Неужели и это не ясно и это не поразительно?.. О бедные, бедные соотчичи мои – европейцы… Как бы можно было презирать вас, если бы позволяло сердце забыть, что и вы носите русские имена и что и вы, даже и вы, защитники равенства и свободы, исправимы при помощи Божией!..

Да, заметьте, заметьте это: не только либерализм, но и кепи; не только реакция, но и шапка-мурмолка

Не смейтесь этому… не восклицайте: «Ах! кепи и баранья шапка рядом с великими вопросами и трагическими событиями… Ах! от великого до смешного всего один шаг!..»

Не смейтесь этому; или смейтесь от радости, что я высказал то, что вы сами, быть может, думали… Если так, то смеяться вы можете…

Но если вы засмеетесь зло или презрительно, то вспомните французскую поговорку: Rira bien qui rira le dernier…[31]
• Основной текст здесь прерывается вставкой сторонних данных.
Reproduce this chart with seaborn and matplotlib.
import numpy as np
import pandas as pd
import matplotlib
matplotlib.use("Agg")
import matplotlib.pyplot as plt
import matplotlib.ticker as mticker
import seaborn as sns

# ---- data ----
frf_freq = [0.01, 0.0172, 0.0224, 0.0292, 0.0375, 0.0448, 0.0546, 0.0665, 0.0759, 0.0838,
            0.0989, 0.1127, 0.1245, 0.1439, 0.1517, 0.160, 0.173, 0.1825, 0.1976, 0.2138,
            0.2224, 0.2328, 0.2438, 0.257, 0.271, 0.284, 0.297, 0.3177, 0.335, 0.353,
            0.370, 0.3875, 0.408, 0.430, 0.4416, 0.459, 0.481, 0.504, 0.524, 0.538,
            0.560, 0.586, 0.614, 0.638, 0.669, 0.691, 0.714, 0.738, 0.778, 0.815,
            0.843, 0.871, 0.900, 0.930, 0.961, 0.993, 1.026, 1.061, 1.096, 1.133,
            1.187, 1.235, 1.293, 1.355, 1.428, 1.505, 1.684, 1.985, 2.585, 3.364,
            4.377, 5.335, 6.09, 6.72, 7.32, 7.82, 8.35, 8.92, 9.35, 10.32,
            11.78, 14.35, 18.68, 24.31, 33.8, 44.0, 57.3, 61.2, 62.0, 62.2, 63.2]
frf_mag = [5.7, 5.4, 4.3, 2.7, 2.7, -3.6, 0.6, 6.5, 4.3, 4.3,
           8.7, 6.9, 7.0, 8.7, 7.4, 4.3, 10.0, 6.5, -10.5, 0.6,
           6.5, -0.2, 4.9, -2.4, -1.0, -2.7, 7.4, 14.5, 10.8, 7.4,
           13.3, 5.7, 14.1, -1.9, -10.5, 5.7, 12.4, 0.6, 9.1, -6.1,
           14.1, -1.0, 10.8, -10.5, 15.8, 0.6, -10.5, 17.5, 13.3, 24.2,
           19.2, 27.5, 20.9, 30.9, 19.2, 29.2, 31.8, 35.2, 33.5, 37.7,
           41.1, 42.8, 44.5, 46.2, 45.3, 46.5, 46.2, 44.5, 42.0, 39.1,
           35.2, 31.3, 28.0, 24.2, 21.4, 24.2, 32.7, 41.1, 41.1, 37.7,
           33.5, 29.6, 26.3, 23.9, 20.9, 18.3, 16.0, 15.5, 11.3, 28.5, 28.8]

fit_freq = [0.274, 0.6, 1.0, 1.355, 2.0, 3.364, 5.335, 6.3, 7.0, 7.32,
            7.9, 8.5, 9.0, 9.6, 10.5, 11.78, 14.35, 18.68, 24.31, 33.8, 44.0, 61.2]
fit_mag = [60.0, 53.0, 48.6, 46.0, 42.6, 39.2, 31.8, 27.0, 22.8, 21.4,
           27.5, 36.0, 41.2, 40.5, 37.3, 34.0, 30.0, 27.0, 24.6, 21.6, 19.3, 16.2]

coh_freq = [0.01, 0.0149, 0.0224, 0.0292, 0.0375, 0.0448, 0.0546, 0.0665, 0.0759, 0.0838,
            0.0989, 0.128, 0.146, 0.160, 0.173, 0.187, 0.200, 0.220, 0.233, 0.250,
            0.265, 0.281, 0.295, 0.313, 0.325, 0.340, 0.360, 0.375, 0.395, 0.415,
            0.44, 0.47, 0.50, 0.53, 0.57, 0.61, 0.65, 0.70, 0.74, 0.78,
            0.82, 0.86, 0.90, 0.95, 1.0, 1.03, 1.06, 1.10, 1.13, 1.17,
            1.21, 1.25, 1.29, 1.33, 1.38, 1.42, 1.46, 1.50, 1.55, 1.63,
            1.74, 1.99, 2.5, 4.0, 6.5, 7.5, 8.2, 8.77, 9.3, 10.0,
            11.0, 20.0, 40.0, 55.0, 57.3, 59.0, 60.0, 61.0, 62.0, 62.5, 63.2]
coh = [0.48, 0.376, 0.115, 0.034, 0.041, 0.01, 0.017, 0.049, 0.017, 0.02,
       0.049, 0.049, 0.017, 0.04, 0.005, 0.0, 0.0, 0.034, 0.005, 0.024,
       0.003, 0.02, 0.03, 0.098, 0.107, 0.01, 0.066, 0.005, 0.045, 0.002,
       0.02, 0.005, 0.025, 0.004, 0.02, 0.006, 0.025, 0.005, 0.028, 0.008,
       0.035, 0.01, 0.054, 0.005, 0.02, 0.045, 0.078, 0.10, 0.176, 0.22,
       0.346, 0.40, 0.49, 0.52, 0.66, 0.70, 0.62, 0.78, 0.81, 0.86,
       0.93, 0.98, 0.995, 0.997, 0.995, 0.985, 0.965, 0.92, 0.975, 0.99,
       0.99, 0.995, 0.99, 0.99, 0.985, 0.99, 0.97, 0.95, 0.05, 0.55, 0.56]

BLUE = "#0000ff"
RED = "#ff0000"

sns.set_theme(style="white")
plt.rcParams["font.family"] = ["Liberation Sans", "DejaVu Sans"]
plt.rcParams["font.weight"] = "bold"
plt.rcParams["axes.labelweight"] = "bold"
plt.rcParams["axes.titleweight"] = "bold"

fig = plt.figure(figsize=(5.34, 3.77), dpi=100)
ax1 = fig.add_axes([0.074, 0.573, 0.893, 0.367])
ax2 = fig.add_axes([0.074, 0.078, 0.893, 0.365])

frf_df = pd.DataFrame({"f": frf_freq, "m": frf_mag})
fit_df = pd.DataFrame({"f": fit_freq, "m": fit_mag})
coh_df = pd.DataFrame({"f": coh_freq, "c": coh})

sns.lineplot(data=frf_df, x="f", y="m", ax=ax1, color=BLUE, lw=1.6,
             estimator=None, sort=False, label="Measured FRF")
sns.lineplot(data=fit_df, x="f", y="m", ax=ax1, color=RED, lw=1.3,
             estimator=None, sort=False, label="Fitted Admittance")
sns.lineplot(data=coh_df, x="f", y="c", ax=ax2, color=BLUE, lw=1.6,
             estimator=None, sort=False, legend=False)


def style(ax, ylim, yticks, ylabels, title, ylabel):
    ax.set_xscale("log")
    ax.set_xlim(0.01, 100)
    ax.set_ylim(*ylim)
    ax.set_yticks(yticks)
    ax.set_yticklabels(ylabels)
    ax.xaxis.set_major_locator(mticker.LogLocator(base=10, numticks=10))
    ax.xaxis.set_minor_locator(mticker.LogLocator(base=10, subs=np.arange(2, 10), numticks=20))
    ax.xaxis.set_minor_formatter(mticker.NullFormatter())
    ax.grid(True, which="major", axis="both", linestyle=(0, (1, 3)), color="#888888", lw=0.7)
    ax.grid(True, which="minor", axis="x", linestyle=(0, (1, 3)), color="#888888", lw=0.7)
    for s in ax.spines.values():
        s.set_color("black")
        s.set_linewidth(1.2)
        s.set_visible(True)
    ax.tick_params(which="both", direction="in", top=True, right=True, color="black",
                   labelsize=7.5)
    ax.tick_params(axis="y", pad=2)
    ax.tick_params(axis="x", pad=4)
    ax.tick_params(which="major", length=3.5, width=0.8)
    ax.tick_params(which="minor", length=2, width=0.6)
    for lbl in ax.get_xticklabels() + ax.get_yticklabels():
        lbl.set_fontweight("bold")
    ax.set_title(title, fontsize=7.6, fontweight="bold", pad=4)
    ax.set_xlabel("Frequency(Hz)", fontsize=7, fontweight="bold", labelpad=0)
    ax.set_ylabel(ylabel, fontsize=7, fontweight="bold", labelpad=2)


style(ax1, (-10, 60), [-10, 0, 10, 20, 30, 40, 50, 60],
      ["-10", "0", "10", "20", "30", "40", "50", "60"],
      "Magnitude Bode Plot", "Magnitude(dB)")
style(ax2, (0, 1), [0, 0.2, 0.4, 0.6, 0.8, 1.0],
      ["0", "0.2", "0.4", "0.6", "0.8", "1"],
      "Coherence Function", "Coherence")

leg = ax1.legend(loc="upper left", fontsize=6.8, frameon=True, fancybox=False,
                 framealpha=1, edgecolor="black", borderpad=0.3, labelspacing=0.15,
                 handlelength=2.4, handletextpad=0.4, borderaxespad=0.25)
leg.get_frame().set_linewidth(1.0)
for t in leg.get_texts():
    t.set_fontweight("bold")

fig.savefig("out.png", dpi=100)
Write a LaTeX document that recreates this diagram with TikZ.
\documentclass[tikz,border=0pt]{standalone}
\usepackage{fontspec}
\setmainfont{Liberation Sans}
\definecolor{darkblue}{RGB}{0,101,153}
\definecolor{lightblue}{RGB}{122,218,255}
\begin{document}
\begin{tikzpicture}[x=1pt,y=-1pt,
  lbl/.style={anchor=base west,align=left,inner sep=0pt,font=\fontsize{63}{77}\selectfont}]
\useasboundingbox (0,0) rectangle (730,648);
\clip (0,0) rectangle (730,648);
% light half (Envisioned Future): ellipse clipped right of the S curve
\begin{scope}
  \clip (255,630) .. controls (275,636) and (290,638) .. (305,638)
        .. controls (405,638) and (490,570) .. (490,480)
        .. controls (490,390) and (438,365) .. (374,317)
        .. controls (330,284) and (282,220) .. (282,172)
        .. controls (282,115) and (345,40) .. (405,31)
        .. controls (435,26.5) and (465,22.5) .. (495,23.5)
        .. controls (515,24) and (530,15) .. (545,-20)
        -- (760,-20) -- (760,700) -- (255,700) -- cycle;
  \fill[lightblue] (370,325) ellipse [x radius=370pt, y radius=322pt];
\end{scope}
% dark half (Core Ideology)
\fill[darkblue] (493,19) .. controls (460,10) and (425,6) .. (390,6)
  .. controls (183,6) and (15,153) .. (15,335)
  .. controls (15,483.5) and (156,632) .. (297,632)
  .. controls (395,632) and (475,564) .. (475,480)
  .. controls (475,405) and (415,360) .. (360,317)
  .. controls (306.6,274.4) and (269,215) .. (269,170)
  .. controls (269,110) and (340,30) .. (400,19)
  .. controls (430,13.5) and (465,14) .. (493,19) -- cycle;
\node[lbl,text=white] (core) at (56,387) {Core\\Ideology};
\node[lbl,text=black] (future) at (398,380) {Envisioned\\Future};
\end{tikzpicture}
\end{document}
Шапка-мурмолка, кепи и тому подобные вещи гораздо важнее, чем вы думаете; внешние формы быта, одежды, обряды, обычаи, моды, – все эти разности и оттенки общественной эстетики живой, не той, т. е. эстетики отражения или кладбища, которой вы привыкли поклоняться, часто ничего не смысля, в музеях и на выставках, – все эти внешние формы, говорю я, вовсе не причуда, не вздор, не чисто «внешние вещи», как говорят глупцы; нет, они суть неизбежные последствия, органически вытекающие из перемен в нашем внутреннем мире; это неизбежные пластические символы идеалов, внутри нас созревших или готовых созреть…

 

Конец петровской Руси близок… И слава Богу. Ей надо воздвигнуть рукотворный памятник и еще скорее отойти от него, отрясая романо-германский прах с наших азиатских подошв! Надо, чтобы памятник «нерукотворный» в сердцах наших, т. е. идеалы петербургского периода, поскорее в нас вымерли. Sapienti sat![32]

30«Священная почва Франции!» (фр.).
31Хорошо смеется тот, кто смеется последним (фр.).
32Для понимающего достаточно! (лат.).